The internal filter cake also enhances the effective rock strength, which increases formation fracture resistance. This effective rock strength enhancement allows depleted sand to be drilled with the appropriate mud weight required to control inter-bedded pressured shale while potentially reducing mud losses to the depleted formation.

Environmental
The new HPWBM system is designed to provide wellbore stability in a freshwater or low salinity environment. This is a considerable advantage for waste treatment in land environments. During a multi-well campaign, the system used on the first well can be recycled and a portion can be reused on the upcoming jobs. This not only saves the operator mixing and rig time, but also reduces the overall amount of fluid required, ultimately reducing the consumption of water and the overall environmental impact of the drilling operations.

Wellbore quality
Another performance measure for any drilling fluid is a quality borehole for non-drilling operation such as cementing and logging. Poor cementing jobs can be attributed to wash-out of the well bore and poor cement bond. Ideally, cement will bond better in a water-wet environment rather than an oil-wet environment. The new HPWBM has proven to achieve a gauge well bore, even after extended openhole exposure.

Case study

An operator in South Texas used the new HPWBM system to evaluate an alternative to traditional water-based systems on three wells. Lignosulfonate systems have traditionally been used in the area. The use of these systems typically results in incidents of stuck pipe and lost returns. The HPWBM was evaluated to determine if its ability to reduce pore pressure transmission and seal microfractures would reduce lost circulation and stuck pipe events in tight gas sand formations.
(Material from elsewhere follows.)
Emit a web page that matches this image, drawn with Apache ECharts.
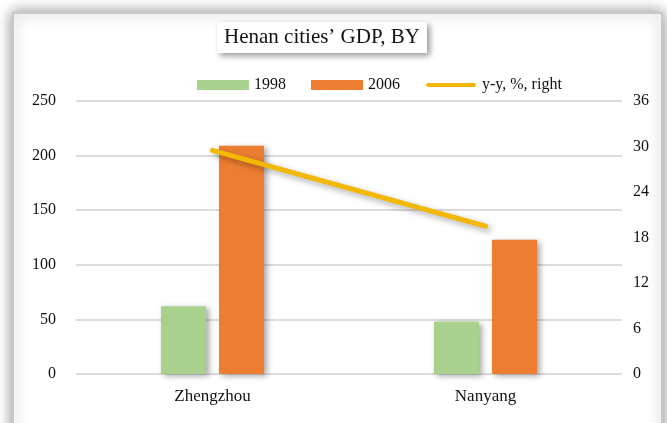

The initial well was displaced to the HPWBM at 10,424 ft (3,177 m) during a bit trip and after drilling with spud mud. Four tight-gas sand zones were encountered without experiencing any lost circulation or stuck pipe events. Drilling continued to 13,467 ft (4,105 m) where logs and casing were run without problem. The well had been engineered with a contingency liner expecting losses and possible stuck pipe. Due to the successful and trouble free penetration of the depleted sand zones, the operator made the decision to drill to TD total depth without running the liner. This 8 1/2-in. (216 mm) interval was drilled six days faster than planned and saved US $300,000 in rig time.

The second well was displaced to the HPWBM at 10,680 ft (3,255 m) after running 95¼8-in. casing. As in the first well, tight gas sand zones were encountered without experiencing any lost circulation or stuck pipe events. Drilling continued to 13,811 ft (4,209 m) where logs and casing were run without problem. After the first successful well was completed, an after action review was conducted to evaluate the lessons learned with the system. The lessons learned were applied to the second well, which was subsequently completed 10 days ahead of schedule and more than $50,000 under programmed cost. Ultimate cost savings was more than $550,000.

A third well was displaced to HPWBM at 11,100 ft (3,383m) after running 95¼8-in. casing with no lost circulation or stuck pipe events. Drilling continued to 13,500 ft (4,115 m) where logs and casing were run without problem. The third well was completed 11 days ahead of schedule and more than $55,000 under programmed cost. Ultimate cost savings were more than $600,000.